An additional $4,000 was added to the total, thanks to ‘stretch’ dollars from the Winnipeg Foundation and theprovince, each of whom gave $1 for every $5 donated, up to a maximum of $2,000 each.
This was the fourth year for the 24‐Hour Challenge, and in years one and two, the SDCF brought in the most money in the province. Last year, Selkirk fell to second place, behind Pinawa, and the challenge was on this year with Selkirk looking to regain top spot.
They were bested once again by Pinawa, who raised a whopping $90,951, but Henrikson said second place is fine with him, and the community proved itself a winner regardless.
“We put out the call for people to boost us to No. 1 again, and boy they came out. We raised more money this year than last and that’s a win any way you look at it,” Henrikson said.
“The win isn’t really in the rankings, it’s in the community groups that can benefit from the money donated during the 24‐Hour Challenge.”
In 2014, the first year of the challenge, people donated $25,688 to SDCF; in 2015, the amount rose to $62,210 thanks to a large, one time donation from the RM of St. Andrews, and last year, donations totalled $37,855.
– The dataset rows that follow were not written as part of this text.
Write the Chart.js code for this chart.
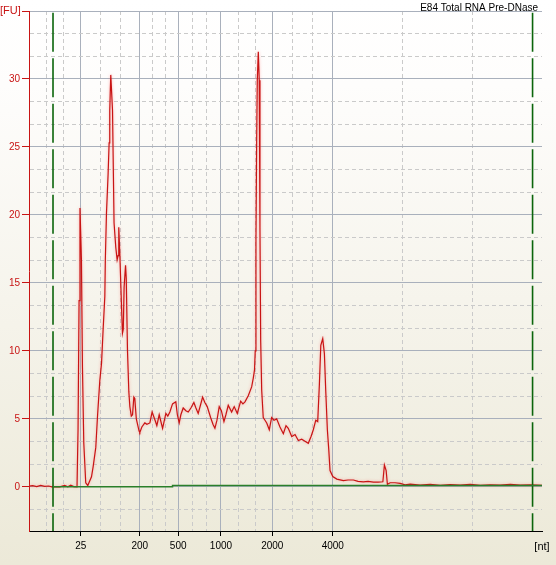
<!DOCTYPE html>
<html>
<head>
<meta charset="utf-8">
<title>E84 Total RNA Pre-DNase</title>
<script src="https://cdn.jsdelivr.net/npm/chart.js@4.4.1/dist/chart.umd.min.js"></script>
<style>
  html, body { margin: 0; padding: 0; background: #ECE9D8; }
  #wrap { width: 556px; height: 565px; }
</style>
</head>
<body>
<div id="wrap"><canvas id="chart" width="556" height="565"></canvas></div>
<script>
// electropherogram: migration time (s) and fluorescence (FU)
const chartTitle = 'E84 Total RNA Pre-DNase';

const traceTime = [
  19.00, 19.36, 19.75, 20.14, 20.53, 20.92, 21.22, 22.00, 22.48, 22.78,
  23.07, 23.36, 23.68, 23.78, 23.88, 23.97, 24.11, 24.21, 24.34, 24.53,
  24.73, 25.09, 25.25, 25.51, 25.67, 25.90, 26.07, 26.22, 26.39, 26.44,
  26.55, 26.71, 26.81, 26.87, 26.97, 27.14, 27.29, 27.46, 27.59, 27.68,
  27.75, 27.85, 28.02, 28.11, 28.19, 28.27, 28.41, 28.48, 28.60, 28.73,
  28.83, 28.97, 29.09, 29.22, 29.31, 29.46, 29.73, 29.80, 30.00, 30.29,
  30.49, 30.78, 31.00, 31.33, 31.46, 31.69, 32.02, 32.34, 32.53, 32.73,
  32.99, 33.31, 33.46, 33.64, 33.80, 34.03, 34.29, 34.52, 34.78, 35.07,
  35.27, 35.49, 35.71, 35.92, 36.14, 36.37, 36.70, 36.93, 37.12, 37.32,
  37.54, 37.75, 38.00, 38.19, 38.42, 38.75, 39.00, 39.30, 39.63, 39.85,
  40.05, 40.37, 40.70, 40.86, 40.98, 41.05, 41.12, 41.19, 41.25, 41.35,
  41.44, 41.51, 41.58, 41.68, 41.83, 42.00, 42.17, 42.42, 42.65, 42.88,
  43.14, 43.46, 43.79, 44.05, 44.27, 44.61, 44.93, 45.25, 45.58, 45.90,
  46.22, 46.49, 46.71, 46.95, 47.14, 47.30, 47.44, 47.63, 47.79, 47.92,
  48.08, 48.22, 48.34, 48.61, 49.00, 49.64, 50.10, 50.62, 51.07, 51.59,
  52.05, 52.57, 53.03, 53.49, 53.64, 53.81, 53.93, 54.20, 54.68, 55.17,
  55.66, 56.15, 57.12, 58.10, 59.08, 60.05, 61.03, 62.00, 62.98, 63.95,
  64.93, 65.91, 66.88, 67.86, 69.00
];
const traceFU = [
  0.05, 0.08, 0.02, 0.1, 0.03, 0.06, 0.0, 0.0, 0.1, 0.0,
  0.12, 0.02, 0.0, 4.2, 13.7, 20.5, 16.7, 8.8, 3.2, 0.3,
  0.1, 0.74, 1.47, 2.9, 5.1, 7.8, 9.1, 11.5, 14.0, 16.7,
  20.1, 23.0, 25.3, 27.7, 30.3, 27.7, 19.4, 17.6, 16.7, 17.0,
  19.1, 17.2, 13.2, 11.3, 11.6, 14.7, 16.3, 15.3, 10.0, 7.0,
  5.9, 5.2, 5.3, 6.6, 6.5, 5.0, 4.1, 4.0, 4.4, 4.7,
  4.6, 4.7, 5.5, 4.8, 4.5, 5.3, 4.3, 5.4, 5.2, 5.5,
  6.1, 6.25, 5.3, 4.7, 5.3, 5.8, 5.6, 5.5, 5.8, 6.2,
  5.8, 5.4, 6.0, 6.6, 6.2, 5.9, 5.1, 4.6, 4.3, 4.9,
  5.9, 5.6, 4.8, 5.3, 6.0, 5.5, 5.9, 5.4, 6.3, 6.1,
  6.25, 6.7, 7.35, 8.0, 8.6, 10.0, 18.1, 25.5, 29.9, 32.0,
  29.9, 19.1, 10.8, 7.1, 5.1, 4.9, 4.7, 4.2, 5.1, 4.9,
  5.0, 4.4, 3.9, 4.5, 4.3, 3.7, 3.85, 3.4, 3.5, 3.35,
  3.2, 3.7, 4.2, 4.9, 4.8, 7.5, 10.4, 10.9, 9.8, 7.1,
  4.2, 2.7, 1.2, 0.75, 0.57, 0.45, 0.5, 0.5, 0.4, 0.37,
  0.4, 0.35, 0.35, 0.37, 1.6, 1.2, 0.18, 0.3, 0.3, 0.25,
  0.15, 0.2, 0.12, 0.18, 0.1, 0.17, 0.12, 0.18, 0.1, 0.15,
  0.12, 0.18, 0.12, 0.15, 0.1
];

// baseline drawn by the software
const baselineTime = [21.34, 32.99, 32.99, 69.00];
const baselineFU = [0, 0, 0.1, 0.1];

// lower / upper alignment markers
const markerTime = [21.34, 68.08];

// ladder peaks give the nt labels on the x axis
const ladderTime = [24.04, 29.80, 33.54, 37.71, 42.71, 48.61];
const ladderLabels = ['25', '200', '500', '1000', '2000', '4000'];

const yTickValues = [0, 5, 10, 15, 20, 25, 30, 35];
const yTickLabels = ['0', '5', '10', '15', '20', '25', '30', ''];

const xMin = 19, xMax = 69, yMin = -3.25, yMax = 35;

// grid: solid at ladder / every 5 FU, dashed thirds in between
const xBounds = [xMin, ...ladderTime, xMax];
const xGrid = [];
for (let i = 0; i < xBounds.length - 1; i++) {
  const a = xBounds[i], b = xBounds[i + 1];
  if (i > 0) xGrid.push(a);
  xGrid.push(a + (b - a) / 3, a + 2 * (b - a) / 3);
}
const yGrid = [];
for (let k = -1; k <= 21; k++) yGrid.push(k * 5 / 3);

const isMajorX = v => ladderTime.includes(v);
const isMajorY = v => Math.abs(v / 5 - Math.round(v / 5)) < 1e-6;

const MAJOR = '#A9B0BC';
const MINOR = '#CACACA';
const RED = '#C81414';

Chart.defaults.font.family = '"Liberation Sans", Arial, sans-serif';
Chart.defaults.font.size = 10;

const background = {
  id: 'background',
  beforeDraw(chart) {
    const { ctx, width, height } = chart;
    const g = ctx.createLinearGradient(0, 0, 0, height);
    g.addColorStop(0, '#FFFFFF');
    g.addColorStop(0.15, '#FEFDFC');
    g.addColorStop(1, '#ECE9D8');
    ctx.save();
    ctx.fillStyle = g;
    ctx.fillRect(0, 0, width, height);
    ctx.restore();
  }
};

// soft pink halo around the red trace
const traceGlow = {
  id: 'traceGlow',
  beforeDatasetDraw(chart, args) {
    if (args.index !== 3) return;
    chart.ctx.save();
    chart.ctx.shadowColor = 'rgba(255, 110, 110, 0.55)';
    chart.ctx.shadowBlur = 3;
  },
  afterDatasetDraw(chart, args) {
    if (args.index !== 3) return;
    chart.ctx.restore();
  }
};

const overlayText = {
  id: 'overlayText',
  afterDraw(chart) {
    const { ctx, chartArea } = chart;
    ctx.save();
    ctx.textBaseline = 'alphabetic';
    ctx.font = '10px "Liberation Sans", Arial, sans-serif';
    ctx.fillStyle = '#000';
    ctx.textAlign = 'right';
    ctx.fillText(chartTitle, chartArea.right - 4, chartArea.top);
    ctx.font = '11px "Liberation Sans", Arial, sans-serif';
    ctx.fillStyle = RED;
    ctx.textAlign = 'left';
    ctx.fillText('[FU]', 0, chartArea.top + 3);
    ctx.fillStyle = '#000';
    ctx.textAlign = 'center';
    ctx.fillText('[nt]', chartArea.right, chartArea.bottom + 19);
    ctx.restore();
  }
};

const pts = (xs, ys) => xs.map((x, i) => ({ x, y: ys[i] }));

new Chart(document.getElementById('chart'), {
  type: 'line',
  data: {
    datasets: [
      {
        label: 'baseline',
        data: pts(baselineTime, baselineFU),
        borderColor: '#2A7F2A',
        borderWidth: 1.5
      },
      {
        label: 'lower marker',
        data: [{ x: markerTime[0], y: yMax }, { x: markerTime[0], y: yMin }],
        borderColor: '#0B650B',
        borderWidth: 1.6,
        borderDash: [39, 6.5],
        borderDashOffset: -1.7
      },
      {
        label: 'upper marker',
        data: [{ x: markerTime[1], y: yMax }, { x: markerTime[1], y: yMin }],
        borderColor: '#0B650B',
        borderWidth: 1.6,
        borderDash: [39, 6.5],
        borderDashOffset: -1.7
      },
      {
        label: chartTitle,
        data: pts(traceTime, traceFU),
        borderColor: RED,
        borderWidth: 1.2
      }
    ]
  },
  options: {
    responsive: false,
    animation: false,
    devicePixelRatio: 1,
    layout: { padding: { top: 11, right: 14, left: 0, bottom: 0 } },
    elements: {
      point: { radius: 0, hoverRadius: 0 },
      line: { tension: 0, fill: false }
    },
    plugins: {
      legend: { display: false },
      tooltip: { enabled: false }
    },
    scales: {
      x: {
        type: 'linear',
        min: xMin,
        max: xMax,
        afterBuildTicks: scale => { scale.ticks = xGrid.map(v => ({ value: v })); },
        afterFit: scale => { scale.height = 34; },
        ticks: {
          autoSkip: false,
          maxRotation: 0,
          color: '#000',
          padding: 4,
          callback: v => {
            const i = ladderTime.indexOf(v);
            return i >= 0 ? ladderLabels[i] : '';
          }
        },
        grid: {
          color: ctx => ctx.tick && isMajorX(ctx.tick.value) ? MAJOR : MINOR,
          tickColor: ctx => ctx.tick && isMajorX(ctx.tick.value) ? '#000' : 'rgba(0,0,0,0)',
          tickLength: 5,
          tickBorderDash: []
        },
        border: {
          color: '#000',
          dash: ctx => ctx.tick && !isMajorX(ctx.tick.value) ? [4, 3] : []
        }
      },
      y: {
        min: yMin,
        max: yMax,
        afterBuildTicks: scale => { scale.ticks = yGrid.map(v => ({ value: v })); },
        afterFit: scale => { scale.width = 29; },
        ticks: {
          color: RED,
          padding: 2,
          callback: v => {
            if (!isMajorY(v)) return '';
            const i = yTickValues.indexOf(Math.round(v));
            return i >= 0 ? yTickLabels[i] : '';
          }
        },
        grid: {
          color: ctx => ctx.tick && isMajorY(ctx.tick.value) ? MAJOR : MINOR,
          tickColor: ctx => ctx.tick && isMajorY(ctx.tick.value) && ctx.tick.value >= 0 ? RED : 'rgba(0,0,0,0)',
          tickLength: 7,
          tickBorderDash: []
        },
        border: {
          color: RED,
          dash: ctx => ctx.tick && !isMajorY(ctx.tick.value) ? [4, 3] : []
        }
      }
    }
  },
  plugins: [background, traceGlow, overlayText]
});
</script>
</body>
</html>
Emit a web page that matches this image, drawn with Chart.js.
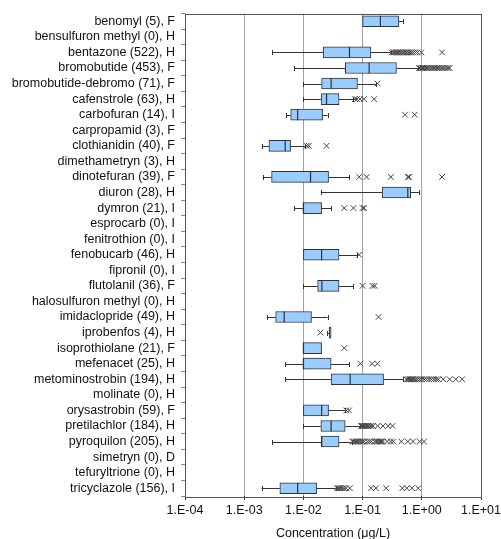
<!DOCTYPE html>
<html>
<head>
<meta charset="utf-8">
<script src="https://cdn.jsdelivr.net/npm/chart.js@4.4.1/dist/chart.umd.min.js"></script>
<style>
  html, body { margin: 0; padding: 0; background: #fff; }
  #wrap { width: 501px; height: 539px; position: relative; }
</style>
</head>
<body>
<div id="wrap"><canvas id="c"></canvas></div>
<script>
// Pesticide concentrations: one box per compound (whiskers, quartiles, median, outliers)
const compounds = [
  'benomyl', 'bensulfuron methyl', 'bentazone', 'bromobutide', 'bromobutide-debromo',
  'cafenstrole', 'carbofuran', 'carpropamid', 'clothianidin', 'dimethametryn',
  'dinotefuran', 'diuron', 'dymron', 'esprocarb', 'fenitrothion', 'fenobucarb',
  'fipronil', 'flutolanil', 'halosulfuron methyl', 'imidaclopride', 'iprobenfos',
  'isoprothiolane', 'mefenacet', 'metominostrobin', 'molinate', 'orysastrobin',
  'pretilachlor', 'pyroquilon', 'simetryn', 'tefuryltrione', 'tricyclazole'
];
const sampleCounts = [5, 0, 522, 453, 71, 63, 14, 3, 40, 3, 39, 28, 21, 0, 0, 46,
  0, 36, 0, 49, 4, 21, 25, 194, 0, 59, 184, 205, 0, 0, 156];
const useTypes = ['F', 'H', 'H', 'F', 'F', 'H', 'I', 'F', 'F', 'H', 'F', 'H', 'I', 'I', 'I', 'H',
  'I', 'F', 'H', 'H', 'H', 'F', 'H', 'H', 'H', 'F', 'H', 'H', 'D', 'H', 'I'];

const whiskerLow = [0.1, null, 0.003, 0.007, 0.01, 0.01, 0.0051, null, 0.00202, null,
  0.00205, 0.0197, 0.007, null, null, 0.01, null, 0.01, null, 0.00239, 0.0252,
  0.01, 0.00493, 0.00493, null, 0.01, 0.01, 0.003, null, null, 0.00197];
const q1 = [0.1, null, 0.0216, 0.051, 0.0203, 0.0199, 0.0061, null, 0.00262, null,
  0.0029, 0.214, 0.01, null, null, 0.01, null, 0.0174, null, 0.0034, 0.0273,
  0.01, 0.01, 0.0294, null, 0.01, 0.0197, 0.0203, null, null, 0.0040];
const median = [0.2, null, 0.060, 0.129, 0.0294, 0.0246, 0.0080, null, 0.00493, null,
  0.0132, 0.58, 0.01, null, null, 0.0203, null, 0.0205, null, 0.00474, 0.028,
  0.01, 0.01, 0.0616, null, 0.0203, 0.0294, 0.0203, null, null, 0.0080];
const q3 = [0.41, null, 0.138, 0.373, 0.082, 0.040, 0.0211, null, 0.00608, null,
  0.0266, 0.65, 0.0203, null, null, 0.040, null, 0.040, null, 0.0137, 0.0294,
  0.0203, 0.0294, 0.226, null, 0.0266, 0.0508, 0.040, null, null, 0.0167];
const whiskerHigh = [0.48, null, 0.30, 0.86, 0.168, 0.069, 0.0256, null, 0.0106, null,
  0.0593, 0.89, 0.0294, null, null, 0.082, null, 0.069, null, 0.0256, 0.0294,
  0.0203, 0.0593, 0.48, null, 0.050, 0.092, 0.065, null, null, 0.0354];
const outliers = [
  [],
  [],
  [0.31, 0.33, 0.35, 0.37, 0.39, 0.41, 0.43, 0.46, 0.49, 0.52, 0.55, 0.59, 0.63, 0.67, 0.72, 0.78, 0.85, 0.98, 2.2],
  [0.90, 0.95, 1.0, 1.05, 1.1, 1.16, 1.23, 1.3, 1.4, 1.5, 1.6, 1.7, 1.8, 1.9, 2.0, 2.2, 2.4, 2.6, 2.8, 2.95],
  [0.178],
  [0.074, 0.08, 0.09, 0.105, 0.157],
  [0.52, 0.76],
  [],
  [0.0113, 0.0123, 0.0246],
  [],
  [0.0875, 0.117, 0.30, 0.58, 0.61, 2.2],
  [],
  [0.049, 0.070, 0.1, 0.106],
  [],
  [],
  [0.0875],
  [],
  [0.10, 0.147, 0.16],
  [],
  [0.186],
  [0.0194],
  [0.049],
  [0.092, 0.145, 0.178],
  [0.55, 0.58, 0.61, 0.64, 0.67, 0.70, 0.74, 0.79, 0.85, 0.92, 1.0, 1.1, 1.2, 1.32, 1.45, 1.6, 1.75, 1.9, 2.3, 2.95, 3.75, 4.8],
  [],
  [0.053, 0.059],
  [0.094, 0.097, 0.10, 0.104, 0.108, 0.112, 0.117, 0.123, 0.13, 0.14, 0.15, 0.18, 0.22, 0.27, 0.32],
  [0.067, 0.071, 0.075, 0.079, 0.083, 0.088, 0.094, 0.1, 0.106, 0.12, 0.13, 0.14, 0.16, 0.17, 0.18, 0.19, 0.2, 0.21, 0.22, 0.26, 0.3, 0.33, 0.45, 0.58, 0.71, 0.92, 1.09],
  [],
  [],
  [0.037, 0.039, 0.041, 0.043, 0.046, 0.049, 0.053, 0.061, 0.139, 0.168, 0.25, 0.47, 0.56, 0.68, 0.87]
];
const xTickValues = [1e-4, 1e-3, 1e-2, 1e-1, 1, 10];

const rowLabels = compounds.map((n, i) => `${n} (${sampleCounts[i]}), ${useTypes[i]}`);

const boxData = q1.map((v, i) => (v == null ? null : [v, q3[i]]));
const outlierPoints = [];
outliers.forEach((list, i) => list.forEach(v => outlierPoints.push({ x: v, y: rowLabels[i] })));

function formatDecade(v) {
  const e = Math.round(Math.log10(v));
  const s = Math.abs(e).toString().padStart(2, '0');
  return '1.E' + (e < 0 ? '-' : '+') + s;
}

// Whiskers and caps under the boxes, medians on top, frame around the plot area
const boxExtras = {
  id: 'boxExtras',
  beforeDatasetsDraw(chart) {
    const { ctx, scales: { x, y } } = chart;
    ctx.save();
    ctx.strokeStyle = '#333';
    ctx.lineWidth = 1;
    const cap = 2.5;
    for (let i = 0; i < compounds.length; i++) {
      if (q1[i] == null) continue;
      const yc = Math.round(y.getPixelForValue(i)) + 0.5;
      const segs = [];
      if (whiskerLow[i] < q1[i]) segs.push([whiskerLow[i], q1[i], true]);
      if (whiskerHigh[i] > q3[i]) segs.push([q3[i], whiskerHigh[i], false]);
      segs.forEach(([a, b, isLow]) => {
        const xa = x.getPixelForValue(a), xb = x.getPixelForValue(b);
        ctx.beginPath();
        ctx.moveTo(xa, yc); ctx.lineTo(xb, yc);
        const xe = Math.round(isLow ? xa : xb) + 0.5;
        ctx.moveTo(xe, yc - cap); ctx.lineTo(xe, yc + cap);
        ctx.stroke();
      });
    }
    ctx.restore();
  },
  afterDatasetsDraw(chart) {
    const { ctx, scales: { x, y }, chartArea } = chart;
    ctx.save();
    ctx.strokeStyle = '#333';
    ctx.lineWidth = 1.2;
    for (let i = 0; i < compounds.length; i++) {
      if (median[i] == null) continue;
      const yc = y.getPixelForValue(i);
      const xm = x.getPixelForValue(median[i]);
      ctx.beginPath();
      ctx.moveTo(xm, yc - 5.5); ctx.lineTo(xm, yc + 5.5);
      ctx.stroke();
    }
    ctx.strokeStyle = '#555';
    ctx.lineWidth = 1;
    ctx.strokeRect(Math.round(chartArea.left) + 0.5, Math.round(chartArea.top) + 0.5,
      Math.round(chartArea.right - chartArea.left), Math.round(chartArea.bottom - chartArea.top));
    ctx.restore();
  }
};

const FONT = { family: '"Liberation Sans", Arial, sans-serif', size: 12.5 };

new Chart(document.getElementById('c'), {
  type: 'bar',
  data: {
    labels: rowLabels,
    datasets: [
      {
        type: 'bar',
        data: boxData,
        backgroundColor: '#99CCFF',
        borderColor: '#333',
        borderWidth: 1,
        borderSkipped: false,
        barThickness: 11,
        grouped: false,
        order: 2
      },
      {
        type: 'scatter',
        data: outlierPoints,
        pointStyle: 'crossRot',
        radius: 4,
        borderColor: '#444',
        backgroundColor: 'rgba(0,0,0,0)',
        borderWidth: 1,
        order: 1
      }
    ]
  },
  plugins: [boxExtras],
  options: {
    indexAxis: 'y',
    responsive: true,
    maintainAspectRatio: false,
    animation: false,
    layout: { padding: { top: 13, right: 20, left: 0, bottom: 0 } },
    plugins: { legend: { display: false }, tooltip: { enabled: false } },
    scales: {
      x: {
        type: 'logarithmic',
        min: 1e-4,
        max: 10,
        afterBuildTicks(scale) { scale.ticks = xTickValues.map(v => ({ value: v })); },
        afterFit(scale) {
          scale.height = 43;
          scale.paddingLeft = 0;
          scale.paddingRight = 0;
        },
        border: { display: false },
        grid: { color: '#a0a0a0', lineWidth: 1, tickColor: '#333', tickLength: 4 },
        ticks: { color: '#111', font: FONT, padding: 3, maxRotation: 0, autoSkip: false,
                 callback: v => formatDecade(v) },
        title: { display: true, text: 'Concentration (μg/L)', color: '#111', font: FONT,
                 padding: { top: 2, bottom: -2 } }
      },
      y: {
        type: 'category',
        labels: rowLabels,
        offset: true,
        afterFit(scale) { scale.width = 185; },
        border: { display: false },
        grid: { offset: true, drawOnChartArea: false, color: '#888', tickLength: 4 },
        ticks: { color: '#111', font: FONT, padding: 6, autoSkip: false }
      }
    }
  }
});
</script>
</body>
</html>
When you add it all up, that’s $183,758 donated by the community to the foundation. Impressive numbers, Henrikson acknowledged.
“For people to come out, year after year, and donate such substantial amounts, is quite something. It shows the kind of people that live here and it shows their commitment to this community,” Henrikson said.
He also noted that 117 individuals donated to the SDCF, a high over the four years of the 24‐Hour Challenge, and many were first time donors, meaning the foundation is continuing to grow its base of support.
In 2014, Manitobans gave $245,427 in the first 24‐Hour Challenge and this year they donated $893,449, including stretch dollars, to 52 community foundations.
The SDCF’s 117 donors was the most, province‐wide, in the 24‐hour span and in total, 1,609 donations were made across the province. Each foundation had the ability to stretch their donations by a maximum of $4,000, and 27 of them achieved that goal.